Records provided:
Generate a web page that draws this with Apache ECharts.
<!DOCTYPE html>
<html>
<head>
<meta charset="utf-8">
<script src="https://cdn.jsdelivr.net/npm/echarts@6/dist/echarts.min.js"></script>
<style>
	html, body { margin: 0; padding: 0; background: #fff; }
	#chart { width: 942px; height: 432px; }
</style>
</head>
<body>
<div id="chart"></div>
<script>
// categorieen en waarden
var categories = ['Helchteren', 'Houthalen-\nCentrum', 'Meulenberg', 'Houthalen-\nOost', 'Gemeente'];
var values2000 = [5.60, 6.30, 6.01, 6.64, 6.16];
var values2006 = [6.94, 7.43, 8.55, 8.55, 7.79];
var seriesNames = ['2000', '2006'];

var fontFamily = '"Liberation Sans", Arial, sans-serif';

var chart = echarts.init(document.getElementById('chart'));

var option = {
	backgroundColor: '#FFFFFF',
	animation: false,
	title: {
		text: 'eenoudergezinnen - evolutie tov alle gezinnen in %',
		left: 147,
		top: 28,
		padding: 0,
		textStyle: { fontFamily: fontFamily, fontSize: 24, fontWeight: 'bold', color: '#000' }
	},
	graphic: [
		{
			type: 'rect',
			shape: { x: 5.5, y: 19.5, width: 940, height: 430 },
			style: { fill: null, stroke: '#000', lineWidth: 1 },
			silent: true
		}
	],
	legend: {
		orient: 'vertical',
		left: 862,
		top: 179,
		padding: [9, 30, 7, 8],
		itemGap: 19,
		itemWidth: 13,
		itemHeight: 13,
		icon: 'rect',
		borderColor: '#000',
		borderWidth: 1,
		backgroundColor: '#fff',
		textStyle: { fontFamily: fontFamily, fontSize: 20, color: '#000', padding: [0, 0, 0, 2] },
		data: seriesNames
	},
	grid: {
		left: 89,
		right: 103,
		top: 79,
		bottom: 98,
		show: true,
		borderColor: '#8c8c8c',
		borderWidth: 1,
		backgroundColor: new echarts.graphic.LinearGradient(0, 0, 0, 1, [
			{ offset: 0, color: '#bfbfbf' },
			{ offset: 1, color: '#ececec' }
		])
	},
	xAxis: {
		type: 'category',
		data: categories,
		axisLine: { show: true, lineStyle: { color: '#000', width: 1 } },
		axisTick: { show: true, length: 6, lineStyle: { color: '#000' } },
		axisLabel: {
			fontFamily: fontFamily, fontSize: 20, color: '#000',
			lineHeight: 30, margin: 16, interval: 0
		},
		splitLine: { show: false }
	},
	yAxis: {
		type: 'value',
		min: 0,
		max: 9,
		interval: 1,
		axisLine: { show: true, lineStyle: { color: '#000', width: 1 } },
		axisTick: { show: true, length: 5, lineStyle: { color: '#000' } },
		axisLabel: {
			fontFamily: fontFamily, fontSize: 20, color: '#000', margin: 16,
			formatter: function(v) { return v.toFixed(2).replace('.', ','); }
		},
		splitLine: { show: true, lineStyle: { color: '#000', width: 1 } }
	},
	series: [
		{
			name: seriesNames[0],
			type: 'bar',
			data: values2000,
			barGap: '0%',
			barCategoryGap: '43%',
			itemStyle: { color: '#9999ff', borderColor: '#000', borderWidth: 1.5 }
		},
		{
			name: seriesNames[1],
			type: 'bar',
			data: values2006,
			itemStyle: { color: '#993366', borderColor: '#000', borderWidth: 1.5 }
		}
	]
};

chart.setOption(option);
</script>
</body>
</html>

...

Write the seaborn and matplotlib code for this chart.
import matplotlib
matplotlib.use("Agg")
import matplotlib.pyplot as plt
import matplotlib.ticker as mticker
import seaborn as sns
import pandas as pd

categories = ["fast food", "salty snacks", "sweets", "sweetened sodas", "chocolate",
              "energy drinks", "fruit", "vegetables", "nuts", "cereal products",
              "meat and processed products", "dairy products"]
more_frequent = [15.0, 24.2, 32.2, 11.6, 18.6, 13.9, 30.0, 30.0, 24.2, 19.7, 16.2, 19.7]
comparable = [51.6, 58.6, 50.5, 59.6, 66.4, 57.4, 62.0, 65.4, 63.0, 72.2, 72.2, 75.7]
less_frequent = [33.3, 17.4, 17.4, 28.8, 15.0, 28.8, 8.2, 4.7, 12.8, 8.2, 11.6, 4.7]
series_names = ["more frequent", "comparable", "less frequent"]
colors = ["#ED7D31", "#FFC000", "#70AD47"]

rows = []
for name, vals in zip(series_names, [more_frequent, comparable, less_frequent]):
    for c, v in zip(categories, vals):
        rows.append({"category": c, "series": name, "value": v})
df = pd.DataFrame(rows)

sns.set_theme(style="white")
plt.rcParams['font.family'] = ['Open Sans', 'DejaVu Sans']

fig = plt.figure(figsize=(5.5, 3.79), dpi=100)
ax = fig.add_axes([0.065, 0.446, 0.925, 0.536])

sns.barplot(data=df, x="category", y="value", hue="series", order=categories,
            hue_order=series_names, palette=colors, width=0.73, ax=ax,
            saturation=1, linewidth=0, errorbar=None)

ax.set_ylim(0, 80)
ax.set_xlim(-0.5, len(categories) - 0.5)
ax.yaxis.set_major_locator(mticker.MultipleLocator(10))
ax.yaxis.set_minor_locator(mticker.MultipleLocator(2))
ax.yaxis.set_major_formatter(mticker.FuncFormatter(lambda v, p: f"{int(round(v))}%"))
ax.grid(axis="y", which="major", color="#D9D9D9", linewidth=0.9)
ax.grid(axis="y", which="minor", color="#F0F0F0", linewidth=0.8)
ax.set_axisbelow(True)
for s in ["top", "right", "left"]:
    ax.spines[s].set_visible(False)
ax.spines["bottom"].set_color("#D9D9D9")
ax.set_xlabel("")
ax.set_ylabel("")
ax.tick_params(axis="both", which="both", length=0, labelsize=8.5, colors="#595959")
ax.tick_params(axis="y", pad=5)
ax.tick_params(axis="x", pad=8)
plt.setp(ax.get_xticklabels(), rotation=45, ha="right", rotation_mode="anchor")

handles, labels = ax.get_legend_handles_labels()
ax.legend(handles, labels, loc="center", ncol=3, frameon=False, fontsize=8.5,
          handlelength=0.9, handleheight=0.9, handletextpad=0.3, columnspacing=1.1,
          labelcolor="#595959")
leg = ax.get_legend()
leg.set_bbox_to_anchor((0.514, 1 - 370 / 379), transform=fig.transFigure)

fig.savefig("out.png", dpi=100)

==

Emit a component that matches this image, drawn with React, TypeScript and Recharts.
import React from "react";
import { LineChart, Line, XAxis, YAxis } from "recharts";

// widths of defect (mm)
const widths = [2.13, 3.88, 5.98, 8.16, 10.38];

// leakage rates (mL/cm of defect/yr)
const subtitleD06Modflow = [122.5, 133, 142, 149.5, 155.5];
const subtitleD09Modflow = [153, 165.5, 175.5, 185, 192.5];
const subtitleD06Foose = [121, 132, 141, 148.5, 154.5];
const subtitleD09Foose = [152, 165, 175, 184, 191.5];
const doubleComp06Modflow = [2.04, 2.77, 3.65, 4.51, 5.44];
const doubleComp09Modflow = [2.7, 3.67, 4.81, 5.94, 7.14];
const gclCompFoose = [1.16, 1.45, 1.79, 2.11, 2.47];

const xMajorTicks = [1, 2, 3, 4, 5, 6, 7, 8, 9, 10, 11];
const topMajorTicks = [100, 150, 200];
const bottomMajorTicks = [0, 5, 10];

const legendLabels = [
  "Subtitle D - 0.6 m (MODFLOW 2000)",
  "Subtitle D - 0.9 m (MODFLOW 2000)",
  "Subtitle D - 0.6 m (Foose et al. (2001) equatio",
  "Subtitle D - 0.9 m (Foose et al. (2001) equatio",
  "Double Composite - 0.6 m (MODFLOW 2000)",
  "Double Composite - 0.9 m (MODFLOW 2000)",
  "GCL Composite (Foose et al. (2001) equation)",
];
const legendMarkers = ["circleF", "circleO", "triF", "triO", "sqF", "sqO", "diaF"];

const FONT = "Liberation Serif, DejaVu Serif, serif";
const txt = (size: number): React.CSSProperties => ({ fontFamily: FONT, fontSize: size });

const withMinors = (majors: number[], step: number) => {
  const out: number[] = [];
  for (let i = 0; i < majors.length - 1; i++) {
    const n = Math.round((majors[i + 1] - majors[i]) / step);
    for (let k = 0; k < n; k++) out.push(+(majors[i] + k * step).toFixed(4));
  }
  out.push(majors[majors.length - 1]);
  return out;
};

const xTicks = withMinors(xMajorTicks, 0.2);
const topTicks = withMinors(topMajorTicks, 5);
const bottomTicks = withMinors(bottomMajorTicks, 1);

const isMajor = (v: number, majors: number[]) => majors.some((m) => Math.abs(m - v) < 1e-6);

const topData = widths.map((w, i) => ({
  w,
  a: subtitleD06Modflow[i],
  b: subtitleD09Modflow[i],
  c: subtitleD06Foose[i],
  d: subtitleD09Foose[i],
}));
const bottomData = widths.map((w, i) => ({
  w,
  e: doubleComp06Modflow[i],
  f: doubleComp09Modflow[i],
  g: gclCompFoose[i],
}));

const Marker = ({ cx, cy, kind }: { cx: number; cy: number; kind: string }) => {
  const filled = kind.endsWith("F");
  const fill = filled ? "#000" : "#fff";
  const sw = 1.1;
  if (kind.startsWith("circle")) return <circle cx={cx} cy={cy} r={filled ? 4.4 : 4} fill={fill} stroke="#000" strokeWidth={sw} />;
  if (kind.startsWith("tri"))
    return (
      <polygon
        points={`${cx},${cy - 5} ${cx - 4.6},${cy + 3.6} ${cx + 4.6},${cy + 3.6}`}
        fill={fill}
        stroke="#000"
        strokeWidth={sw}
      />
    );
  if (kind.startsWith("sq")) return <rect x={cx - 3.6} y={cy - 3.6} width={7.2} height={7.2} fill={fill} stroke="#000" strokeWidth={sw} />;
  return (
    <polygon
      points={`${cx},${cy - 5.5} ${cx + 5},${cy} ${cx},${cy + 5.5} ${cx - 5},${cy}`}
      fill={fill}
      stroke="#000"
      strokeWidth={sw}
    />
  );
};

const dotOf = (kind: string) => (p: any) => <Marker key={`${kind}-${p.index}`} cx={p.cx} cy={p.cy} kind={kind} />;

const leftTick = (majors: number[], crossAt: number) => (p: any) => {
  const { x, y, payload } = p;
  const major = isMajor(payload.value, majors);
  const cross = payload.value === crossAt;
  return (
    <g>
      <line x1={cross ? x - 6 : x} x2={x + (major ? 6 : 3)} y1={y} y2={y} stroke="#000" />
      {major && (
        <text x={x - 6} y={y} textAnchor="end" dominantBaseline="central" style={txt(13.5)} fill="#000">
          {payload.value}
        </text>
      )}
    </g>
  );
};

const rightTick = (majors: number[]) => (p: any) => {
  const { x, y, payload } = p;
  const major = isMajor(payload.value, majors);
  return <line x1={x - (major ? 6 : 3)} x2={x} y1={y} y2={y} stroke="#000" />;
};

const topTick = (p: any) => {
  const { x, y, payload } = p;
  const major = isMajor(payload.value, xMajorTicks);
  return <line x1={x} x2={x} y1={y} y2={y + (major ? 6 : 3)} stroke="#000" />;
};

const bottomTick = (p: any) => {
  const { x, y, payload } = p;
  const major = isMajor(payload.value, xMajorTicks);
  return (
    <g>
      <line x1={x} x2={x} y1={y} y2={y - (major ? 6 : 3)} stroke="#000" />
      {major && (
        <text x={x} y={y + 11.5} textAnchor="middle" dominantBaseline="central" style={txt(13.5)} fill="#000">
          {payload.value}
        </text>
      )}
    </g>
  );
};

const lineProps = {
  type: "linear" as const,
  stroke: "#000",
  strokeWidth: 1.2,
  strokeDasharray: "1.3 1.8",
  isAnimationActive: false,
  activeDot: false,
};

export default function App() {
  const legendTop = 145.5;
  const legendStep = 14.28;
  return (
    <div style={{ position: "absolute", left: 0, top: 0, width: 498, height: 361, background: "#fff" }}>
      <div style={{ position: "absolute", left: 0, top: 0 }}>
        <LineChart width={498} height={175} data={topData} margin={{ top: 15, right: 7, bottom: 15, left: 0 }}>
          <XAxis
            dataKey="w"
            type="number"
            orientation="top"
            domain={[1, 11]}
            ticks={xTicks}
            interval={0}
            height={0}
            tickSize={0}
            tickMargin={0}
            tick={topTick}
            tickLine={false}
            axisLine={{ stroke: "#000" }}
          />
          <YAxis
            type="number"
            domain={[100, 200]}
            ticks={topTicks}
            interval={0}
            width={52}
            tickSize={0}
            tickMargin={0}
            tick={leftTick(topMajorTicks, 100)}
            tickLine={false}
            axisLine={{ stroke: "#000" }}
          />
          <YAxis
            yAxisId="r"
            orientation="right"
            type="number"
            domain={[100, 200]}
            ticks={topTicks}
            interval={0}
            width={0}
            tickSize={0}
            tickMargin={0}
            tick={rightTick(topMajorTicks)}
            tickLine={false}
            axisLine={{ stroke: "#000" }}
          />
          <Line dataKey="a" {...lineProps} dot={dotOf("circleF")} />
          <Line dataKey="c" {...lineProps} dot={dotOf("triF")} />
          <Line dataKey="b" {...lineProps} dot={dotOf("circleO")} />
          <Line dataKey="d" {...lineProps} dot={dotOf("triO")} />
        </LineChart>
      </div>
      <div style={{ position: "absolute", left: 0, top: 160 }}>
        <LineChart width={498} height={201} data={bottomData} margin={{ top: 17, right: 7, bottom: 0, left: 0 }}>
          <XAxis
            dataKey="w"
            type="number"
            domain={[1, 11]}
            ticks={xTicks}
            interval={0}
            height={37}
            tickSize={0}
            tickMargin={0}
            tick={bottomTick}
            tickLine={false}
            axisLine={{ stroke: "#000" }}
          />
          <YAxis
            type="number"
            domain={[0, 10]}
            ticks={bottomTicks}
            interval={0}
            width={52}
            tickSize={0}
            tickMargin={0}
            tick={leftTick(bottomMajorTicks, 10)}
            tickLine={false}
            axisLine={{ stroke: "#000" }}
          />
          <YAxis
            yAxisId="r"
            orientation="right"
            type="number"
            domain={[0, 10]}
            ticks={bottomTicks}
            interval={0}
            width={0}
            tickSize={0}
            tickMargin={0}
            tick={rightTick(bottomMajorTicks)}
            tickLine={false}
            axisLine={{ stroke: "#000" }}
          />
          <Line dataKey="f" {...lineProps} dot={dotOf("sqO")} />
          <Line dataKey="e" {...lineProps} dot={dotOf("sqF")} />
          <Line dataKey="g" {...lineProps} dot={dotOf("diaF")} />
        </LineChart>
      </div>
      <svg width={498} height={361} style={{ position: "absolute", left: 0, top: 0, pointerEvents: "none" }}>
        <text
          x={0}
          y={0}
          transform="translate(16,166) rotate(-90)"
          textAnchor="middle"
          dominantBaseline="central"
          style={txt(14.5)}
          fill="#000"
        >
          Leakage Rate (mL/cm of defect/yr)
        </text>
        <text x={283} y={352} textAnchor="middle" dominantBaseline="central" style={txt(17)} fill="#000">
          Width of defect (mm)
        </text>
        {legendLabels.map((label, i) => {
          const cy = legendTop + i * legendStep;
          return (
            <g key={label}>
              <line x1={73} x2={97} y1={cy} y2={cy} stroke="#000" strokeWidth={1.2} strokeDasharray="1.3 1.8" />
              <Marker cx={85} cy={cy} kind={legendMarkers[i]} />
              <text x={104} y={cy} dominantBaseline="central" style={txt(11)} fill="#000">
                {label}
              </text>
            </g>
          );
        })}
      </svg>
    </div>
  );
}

Problem description: Starting with the line with "Write the seaborn" and ending with the line with "import pandas as pd", extract every line exactly and nothing outside that span.

Solution to the problem:
Write the seaborn and matplotlib code for this chart.
import matplotlib
matplotlib.use("Agg")
import matplotlib.pyplot as plt
import matplotlib.ticker as mticker
import seaborn as sns
import pandas as pd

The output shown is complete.